Writing to the file is performed by a working thread to minimize the impact on the performance of the program being studied. Data is stored in a .csv format. Each line corresponds to a single probe hit and has following records:
- PID;
- TID;
- probe ID;
- CPU timestamp, seconds
- CPU timestamp, nanoseconds
- wallclock timestamp, seconds
- wallclock timestamp, nanoseconds

To use the Logger library just link it in your program. The function alexta::Initialize() initializes Logger; it must be called at the beginning of your program. Probes are calls to alexta::LogEvent(probeID) functions, where probeID is a unique ID for the probe. To insert the probe into your code, just add call to this function into your code. You can download Logger from here.

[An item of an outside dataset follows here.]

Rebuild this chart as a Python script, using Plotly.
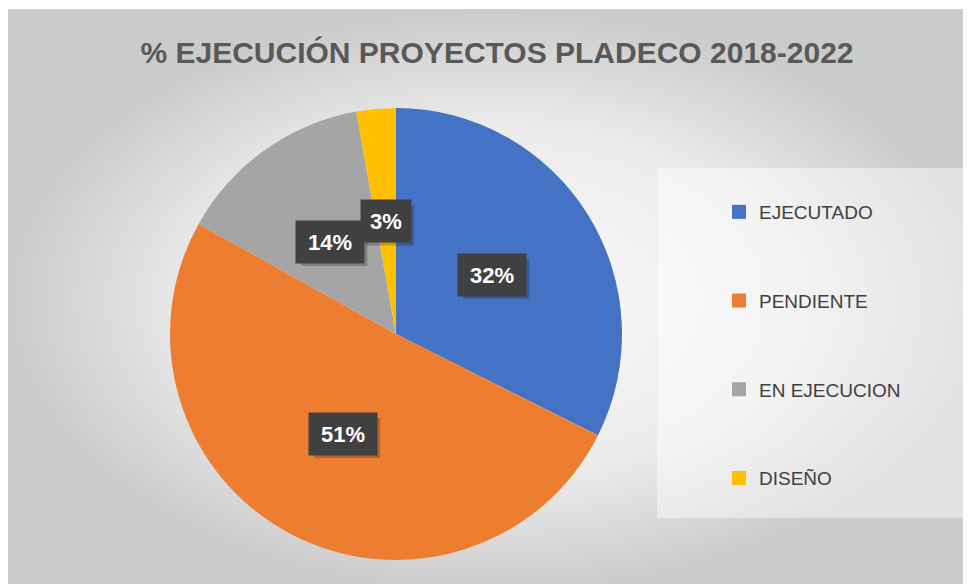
import math
import plotly.graph_objects as go

# ---- data ----
categories = ["EJECUTADO", "PENDIENTE", "EN EJECUCION", "DISEÑO"]
counts = [23, 36, 10, 2]
colors = ["#4472C4", "#ED7D31", "#A5A5A5", "#FFC000"]
title_text = "% EJECUCIÓN PROYECTOS PLADECO 2018-2022"

W, H = 971, 584
OX, OY = 8, 8            # page body margin: figure starts at screen (8, 8)
CX, CY, R = 396, 334, 226  # pie centre / radius in screen pixels


def px(sx):  # screen x -> paper fraction
    return (sx - OX) / W


def py(sy):  # screen y -> paper fraction
    return (H + OY - sy) / H


fig = go.Figure()

# background with radial gradient (chart area)
fig.add_trace(go.Scatter(
    x=[8, 980, 980, 8, 8], y=[9, 9, 593, 593, 9], mode="lines",
    line=dict(width=0), fill="toself",
    fillgradient=dict(type="radial", colorscale=[[0, "#fbfbfb"], [0.6, "#ebebeb"], [1, "#cbcbcb"]]),
    hoverinfo="skip", showlegend=False))
# legend area (lighter box)
fig.add_trace(go.Scatter(
    x=[657, 968, 968, 657, 657], y=[168, 168, 518, 518, 168], mode="lines",
    line=dict(width=0), fill="toself", fillcolor="rgba(255,255,255,0.45)",
    hoverinfo="skip", showlegend=False))

# pie
fig.add_trace(go.Pie(
    labels=categories, values=counts, sort=False, direction="clockwise", rotation=0,
    marker=dict(colors=colors, line=dict(width=0)),
    textinfo="none", hoverinfo="label+percent", showlegend=False,
    domain=dict(x=[px(CX - R), px(CX + R)], y=[py(CY + R), py(CY - R)])))

# legend entries
for name, col in zip(categories, colors):
    fig.add_trace(go.Scatter(
        x=[None], y=[None], mode="markers", name=name, legendgroup=name,
        marker=dict(symbol="square", size=14, color=col)))

# data labels at the middle of each slice (half radius)
total = sum(counts)
annotations = []
shapes = []
cum = 0
for v in counts:
    mid = (cum + v / 2) / total * 2 * math.pi
    cum += v
    x = CX + 0.5 * R * math.sin(mid)
    y = CY - 0.5 * R * math.cos(mid)
    txt = f"{round(100 * v / total)}%"
    w = 48 if len(txt) == 2 else 66
    h = 40
    shapes.append(dict(type="rect", xref="x", yref="y", layer="above",
                       x0=x - w / 2 + 4, x1=x + w / 2 + 4, y0=y - h / 2 + 4, y1=y + h / 2 + 4,
                       fillcolor="rgba(0,0,0,0.22)", line=dict(width=0)))
    annotations.append(dict(x=x, y=y, xref="x", yref="y", text=f"<b>{txt}</b>", showarrow=False,
                            font=dict(family="Liberation Sans", size=22, color="white"),
                            bgcolor="#404040", width=w, height=h))

fig.update_layout(
    width=W, height=H, margin=dict(l=0, r=0, t=0, b=0),
    paper_bgcolor="white", plot_bgcolor="rgba(0,0,0,0)",
    xaxis=dict(range=[OX, OX + W], visible=False, fixedrange=True, domain=[0, 1]),
    yaxis=dict(range=[OY + H, OY], visible=False, fixedrange=True, domain=[0, 1]),
    title=dict(text=f"<b>{title_text}</b>", x=px(497), xanchor="center", y=py(52), yanchor="middle",
               font=dict(family="Liberation Sans", size=30, color="#595959")),
    legend=dict(x=px(719), xanchor="left", y=py(193), yanchor="top",
                bgcolor="rgba(0,0,0,0)", tracegroupgap=61,
                font=dict(family="Liberation Sans", size=19, color="#404040")),
    annotations=annotations,
    shapes=shapes,
    showlegend=True,
)

fig.write_html("out.html")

You can configure the Logger by editing #define compiler directives in the Logger.h file. Configuration parameters include the name of the log file where information will be stored; sizes of the global array and per-thread arrays. Also, if you need to record only CPU time or only wallclock time you can disable LOG_WC_TIME or LOG_CPU_TIME directives correspondingly. This will make the library a little bit faster. For your convenience, I am including the instrumented copy of the tinyHttpd web server.

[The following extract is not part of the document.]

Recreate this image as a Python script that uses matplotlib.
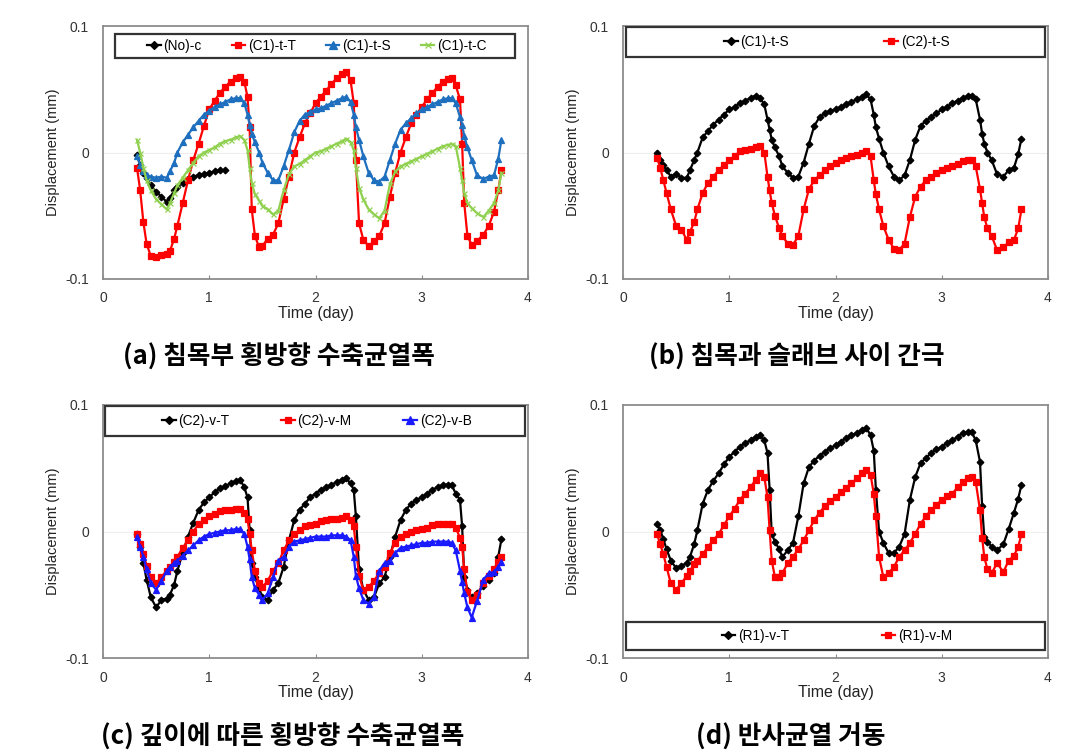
import matplotlib
matplotlib.use("Agg")
import matplotlib.pyplot as plt
from matplotlib.patches import Rectangle

plt.rcParams['font.family'] = ['Liberation Sans', 'DejaVu Sans']

# shared time grid (day) used by the long series
TIME = [0.32, 0.35, 0.38, 0.41, 0.45, 0.5, 0.55, 0.6, 0.63, 0.67,
        0.7, 0.75, 0.8, 0.85, 0.9, 0.95, 1.0, 1.05, 1.1, 1.15,
        1.2, 1.25, 1.29, 1.33, 1.36, 1.38, 1.4, 1.43, 1.47, 1.5,
        1.55, 1.6, 1.65, 1.7, 1.75, 1.8, 1.85, 1.9, 1.95, 2.0,
        2.05, 2.1, 2.15, 2.2, 2.25, 2.29, 2.33, 2.36, 2.38, 2.41,
        2.45, 2.5, 2.55, 2.6, 2.65, 2.7, 2.75, 2.8, 2.85, 2.9,
        2.95, 3.0, 3.05, 3.1, 3.15, 3.2, 3.25, 3.28, 3.32, 3.36,
        3.38, 3.4, 3.43, 3.47, 3.52, 3.58, 3.63, 3.68, 3.72, 3.75]

# (a)
A_NO_TIME = [0.32, 0.35, 0.38, 0.41, 0.45, 0.5, 0.55, 0.6, 0.63, 0.67,
             0.7, 0.75, 0.8, 0.85, 0.9, 0.95, 1.0, 1.05, 1.1, 1.15]
A_NO_C = [-0.002, -0.010, -0.016, -0.020, -0.026, -0.031, -0.035, -0.039, -0.036, -0.030,
          -0.027, -0.024, -0.021, -0.019, -0.018, -0.017, -0.016, -0.015, -0.014, -0.014]
A_C1_T = [-0.012, -0.030, -0.055, -0.072, -0.082, -0.083, -0.081, -0.080, -0.078, -0.068,
          -0.058, -0.040, -0.022, -0.006, 0.007, 0.021, 0.034, 0.041, 0.047, 0.052,
          0.056, 0.059, 0.060, 0.056, 0.044, 0.020, -0.045, -0.066, -0.075, -0.074,
          -0.068, -0.065, -0.056, -0.037, -0.019, 0.000, 0.012, 0.023, 0.031, 0.039,
          0.044, 0.049, 0.054, 0.059, 0.062, 0.064, 0.057, 0.039, -0.006, -0.056,
          -0.069, -0.074, -0.070, -0.066, -0.056, -0.035, -0.016, 0.000, 0.012, 0.023,
          0.030, 0.036, 0.042, 0.047, 0.052, 0.056, 0.058, 0.059, 0.053, 0.042,
          0.007, -0.040, -0.066, -0.073, -0.070, -0.065, -0.058, -0.047, -0.030, -0.014]
A_C1_S = [-0.003, -0.010, -0.015, -0.018, -0.019, -0.020, -0.019, -0.020, -0.015, -0.008,
          0.000, 0.008, 0.014, 0.020, 0.025, 0.030, 0.033, 0.036, 0.038, 0.040,
          0.042, 0.043, 0.043, 0.039, 0.030, 0.022, 0.015, 0.008, 0.000, -0.008,
          -0.016, -0.022, -0.022, -0.011, 0.002, 0.016, 0.025, 0.030, 0.032, 0.034,
          0.035, 0.037, 0.039, 0.041, 0.043, 0.044, 0.040, 0.030, 0.020, 0.010,
          -0.003, -0.016, -0.022, -0.023, -0.019, -0.006, 0.007, 0.018, 0.023, 0.027,
          0.031, 0.034, 0.036, 0.038, 0.040, 0.042, 0.043, 0.043, 0.039, 0.028,
          0.022, 0.013, 0.004, -0.006, -0.018, -0.021, -0.019, -0.018, -0.005, 0.010]
A_C1_C = [0.010, 0.000, -0.012, -0.022, -0.030, -0.037, -0.041, -0.045, -0.040, -0.032,
          -0.026, -0.020, -0.014, -0.008, -0.003, 0.000, 0.002, 0.004, 0.007, 0.009,
          0.010, 0.012, 0.013, 0.010, 0.002, -0.012, -0.024, -0.033, -0.038, -0.042,
          -0.045, -0.049, -0.046, -0.030, -0.017, -0.011, -0.009, -0.006, -0.003, 0.000,
          0.001, 0.003, 0.005, 0.007, 0.009, 0.011, 0.008, 0.002, -0.012, -0.028,
          -0.037, -0.045, -0.049, -0.052, -0.046, -0.025, -0.015, -0.011, -0.009, -0.007,
          -0.005, -0.003, -0.001, 0.001, 0.003, 0.005, 0.006, 0.007, 0.005, -0.012,
          -0.022, -0.032, -0.040, -0.044, -0.048, -0.051, -0.046, -0.040, -0.030, -0.016]

# (b)
B_C1_S = [0.000, -0.006, -0.010, -0.014, -0.019, -0.017, -0.020, -0.020, -0.014, -0.006,
          0.000, 0.012, 0.017, 0.022, 0.026, 0.030, 0.034, 0.036, 0.039, 0.041,
          0.043, 0.045, 0.043, 0.038, 0.026, 0.018, 0.010, 0.004, -0.003, -0.011,
          -0.016, -0.020, -0.019, -0.008, 0.007, 0.021, 0.028, 0.031, 0.033, 0.034,
          0.036, 0.038, 0.040, 0.042, 0.044, 0.046, 0.042, 0.030, 0.020, 0.011,
          0.000, -0.011, -0.019, -0.022, -0.018, -0.006, 0.010, 0.021, 0.025, 0.028,
          0.031, 0.034, 0.036, 0.039, 0.041, 0.043, 0.045, 0.045, 0.042, 0.026,
          0.015, 0.007, 0.000, -0.006, -0.017, -0.019, -0.014, -0.012, -0.001, 0.011]
B_C2_S = [-0.004, -0.012, -0.022, -0.032, -0.045, -0.058, -0.061, -0.069, -0.063, -0.055,
          -0.045, -0.032, -0.024, -0.019, -0.014, -0.010, -0.006, -0.003, 0.001, 0.002,
          0.003, 0.004, 0.005, 0.000, -0.019, -0.030, -0.040, -0.050, -0.060, -0.066,
          -0.072, -0.073, -0.066, -0.045, -0.029, -0.022, -0.018, -0.014, -0.011, -0.008,
          -0.006, -0.004, -0.003, -0.002, 0.000, 0.001, -0.003, -0.022, -0.033, -0.045,
          -0.058, -0.069, -0.076, -0.077, -0.072, -0.051, -0.035, -0.027, -0.022, -0.019,
          -0.016, -0.014, -0.012, -0.011, -0.009, -0.007, -0.006, -0.006, -0.011, -0.029,
          -0.040, -0.051, -0.060, -0.066, -0.077, -0.075, -0.071, -0.069, -0.060, -0.045]

# (c)
C_C2_T = [-0.002, -0.012, -0.025, -0.038, -0.052, -0.060, -0.054, -0.053, -0.050, -0.042,
          -0.031, -0.017, -0.004, 0.007, 0.017, 0.023, 0.027, 0.031, 0.034, 0.036,
          0.038, 0.040, 0.041, 0.035, 0.027, 0.001, -0.025, -0.036, -0.045, -0.052,
          -0.054, -0.046, -0.041, -0.028, -0.007, 0.009, 0.017, 0.022, 0.027, 0.030,
          0.033, 0.035, 0.037, 0.039, 0.041, 0.042, 0.038, 0.033, 0.012, -0.030,
          -0.046, -0.054, -0.052, -0.041, -0.036, -0.020, -0.004, 0.009, 0.017, 0.022,
          0.025, 0.027, 0.030, 0.033, 0.035, 0.037, 0.037, 0.037, 0.030, 0.025,
          0.004, -0.036, -0.046, -0.052, -0.049, -0.043, -0.038, -0.033, -0.020, -0.006]
C_C2_M = [-0.002, -0.010, -0.018, -0.027, -0.036, -0.041, -0.036, -0.031, -0.028, -0.024,
          -0.020, -0.013, -0.007, 0.000, 0.006, 0.009, 0.012, 0.014, 0.016, 0.017,
          0.017, 0.018, 0.018, 0.015, 0.010, -0.002, -0.015, -0.031, -0.041, -0.044,
          -0.039, -0.031, -0.025, -0.015, -0.007, -0.002, 0.001, 0.004, 0.005, 0.006,
          0.008, 0.009, 0.010, 0.010, 0.011, 0.012, 0.009, 0.004, -0.012, -0.035,
          -0.046, -0.044, -0.039, -0.033, -0.028, -0.017, -0.009, -0.004, -0.002, 0.000,
          0.001, 0.002, 0.003, 0.005, 0.006, 0.006, 0.006, 0.006, 0.003, -0.005,
          -0.012, -0.030, -0.048, -0.054, -0.050, -0.041, -0.035, -0.030, -0.024, -0.020]
C_C2_B = [-0.004, -0.012, -0.020, -0.030, -0.041, -0.046, -0.039, -0.031, -0.028, -0.025,
          -0.023, -0.019, -0.015, -0.011, -0.007, -0.004, -0.002, -0.001, 0.000, 0.001,
          0.001, 0.002, 0.002, -0.002, -0.012, -0.022, -0.036, -0.045, -0.050, -0.054,
          -0.049, -0.036, -0.023, -0.020, -0.012, -0.008, -0.007, -0.006, -0.005, -0.004,
          -0.004, -0.004, -0.003, -0.003, -0.003, -0.004, -0.007, -0.020, -0.035, -0.045,
          -0.054, -0.057, -0.052, -0.031, -0.025, -0.023, -0.017, -0.013, -0.012, -0.011,
          -0.010, -0.009, -0.009, -0.008, -0.008, -0.008, -0.008, -0.009, -0.015, -0.031,
          -0.040, -0.049, -0.060, -0.068, -0.055, -0.038, -0.033, -0.032, -0.028, -0.024]

# (d)
D_R1_T = [0.006, 0.001, -0.006, -0.014, -0.023, -0.029, -0.027, -0.025, -0.020, -0.010,
          0.001, 0.022, 0.033, 0.040, 0.046, 0.053, 0.059, 0.063, 0.067, 0.070,
          0.072, 0.075, 0.076, 0.072, 0.062, 0.033, -0.002, -0.008, -0.014, -0.020,
          -0.015, -0.009, 0.012, 0.038, 0.051, 0.056, 0.060, 0.063, 0.066, 0.068,
          0.071, 0.074, 0.076, 0.078, 0.080, 0.082, 0.076, 0.064, 0.033, 0.000,
          -0.009, -0.017, -0.017, -0.012, -0.002, 0.025, 0.043, 0.054, 0.058, 0.062,
          0.065, 0.067, 0.070, 0.072, 0.075, 0.078, 0.079, 0.079, 0.072, 0.055,
          0.020, -0.004, -0.008, -0.012, -0.015, -0.010, 0.002, 0.015, 0.026, 0.037]
D_R1_M = [-0.002, -0.010, -0.018, -0.028, -0.041, -0.046, -0.041, -0.035, -0.031, -0.026,
          -0.023, -0.018, -0.012, -0.007, -0.002, 0.005, 0.012, 0.018, 0.025, 0.030,
          0.035, 0.041, 0.046, 0.043, 0.027, 0.001, -0.023, -0.036, -0.036, -0.033,
          -0.025, -0.020, -0.014, -0.007, 0.001, 0.009, 0.015, 0.020, 0.024, 0.027,
          0.031, 0.034, 0.038, 0.042, 0.046, 0.049, 0.045, 0.030, 0.012, -0.020,
          -0.036, -0.033, -0.028, -0.020, -0.015, -0.009, -0.002, 0.006, 0.012, 0.017,
          0.021, 0.025, 0.028, 0.030, 0.035, 0.039, 0.042, 0.043, 0.039, 0.017,
          -0.005, -0.020, -0.030, -0.033, -0.025, -0.032, -0.023, -0.019, -0.012, -0.002]

X_TICKS = [0, 1, 2, 3, 4]
Y_TICKS = [-0.1, 0, 0.1]
Y_TICK_LABELS = ['-0.1', '0', '0.1']

CAPTIONS = ['(a) 침목부 횡방향 수축균열폭', '(b) 침목과 슬래브 사이 간극',
            '(c) 깊이에 따른 횡방향 수축균열폭', '(d) 반사균열 거동']

W, H = 1087, 753
fig = plt.figure(figsize=(W / 100, H / 100), dpi=100)


def px_axes(left, top, right, bottom):
    return fig.add_axes([left / W, 1 - bottom / H, (right - left) / W, (bottom - top) / H])


def style_axes(ax):
    ax.set_xlim(0, 4)
    ax.set_ylim(-0.1, 0.1)
    ax.set_xticks(X_TICKS)
    ax.set_yticks(Y_TICKS)
    ax.set_yticklabels(Y_TICK_LABELS)
    ax.axhline(0, color='#eeeeee', lw=0.8, zorder=0)
    for s in ax.spines.values():
        s.set_color('#8c8c8c')
        s.set_linewidth(1.3)
    ax.tick_params(axis='x', direction='in', length=3, color='#8c8c8c',
                   labelsize=10, labelcolor='#333333', pad=9)
    ax.tick_params(axis='y', length=0, labelsize=10, labelcolor='#333333', pad=10)
    ax.set_xlabel('Time (day)', fontsize=11.5, color='#222222')
    ax.set_ylabel('Displacement (mm)', fontsize=10.5, color='#222222')
    ax.xaxis.set_label_coords(0.5, -0.108)
    ax.yaxis.set_label_coords(-0.1, 0.5)


def add_legend(ax, rect, ycenter, spacing):
    ax.add_patch(Rectangle(rect[:2], rect[2], rect[3], transform=ax.transAxes,
                           facecolor='white', edgecolor='#333333', lw=1.6, zorder=5))
    leg = ax.legend(loc='center', bbox_to_anchor=(0.503, ycenter), ncol=4, frameon=False,
                    handlelength=1.0, handletextpad=0.2, columnspacing=spacing,
                    fontsize=9.8, borderaxespad=0, borderpad=0, markerscale=1.2)
    leg.set_zorder(6)


def series(ax, t, v, label, color, marker, ms=4.0):
    ax.plot(t, v, color=color, marker=marker, markersize=ms, lw=1.6,
            markeredgewidth=0.9, label=label)


# (a)
ax = px_axes(103, 26, 528, 279)
series(ax, A_NO_TIME, A_NO_C, '(No)-c', 'black', 'D', 3.4)
series(ax, TIME, A_C1_T, '(C1)-t-T', '#ff0000', 's')
series(ax, TIME, A_C1_S, '(C1)-t-S', '#1f6fbf', '^', 4.4)
series(ax, TIME, A_C1_C, '(C1)-t-C', '#8fd14f', 'x', 3.6)
style_axes(ax)
add_legend(ax, (0.028, 0.874, 0.941, 0.094), 0.921, 2.2)

# (b)
ax = px_axes(623, 26, 1048, 279)
series(ax, TIME, B_C1_S, '(C1)-t-S', 'black', 'D', 3.4)
series(ax, TIME, B_C2_S, '(C2)-t-S', '#ff0000', 's')
style_axes(ax)
add_legend(ax, (0.007, 0.876, 0.986, 0.121), 0.936, 7.0)

# (c)
ax = px_axes(103, 405, 528, 658)
series(ax, TIME, C_C2_T, '(C2)-v-T', 'black', 'D', 3.4)
series(ax, TIME, C_C2_M, '(C2)-v-M', '#ff0000', 's')
series(ax, TIME, C_C2_B, '(C2)-v-B', '#1a1aff', '^', 4.4)
style_axes(ax)
add_legend(ax, (0.005, 0.879, 0.988, 0.117), 0.937, 3.8)

# (d)
ax = px_axes(623, 405, 1048, 658)
series(ax, TIME, D_R1_T, '(R1)-v-T', 'black', 'D', 3.4)
series(ax, TIME, D_R1_M, '(R1)-v-M', '#ff0000', 's')
style_axes(ax)
add_legend(ax, (0.007, 0.032, 0.986, 0.109), 0.086, 6.8)

cap_pos = [(279, 357), (797, 357), (283, 737), (791, 737)]
for text, (cx, cy) in zip(CAPTIONS, cap_pos):
    fig.text(cx / W, 1 - cy / H, text, ha='center', va='center', fontsize=18.5,
             fontweight='bold', family=['Noto Sans CJK KR', 'DejaVu Sans'])

fig.savefig('out.png', dpi=100)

Logger is particularly good for profiling long-running programs, such as servers, with minimal overhead.

Logger pros:
- Our benchmarks shows that on average each probe takes about 2 microseconds of wallclock time, which
is pretty lightweight.

Logger cons:
- Log records are stored not in the order. Not a big deal - you can always sort the output file by the
timestamp. But it is still an inconvenience though;
- When the program exits some portion of records are lost. These are records that are stored in per-thread arrays and are not transferred to the global array yet.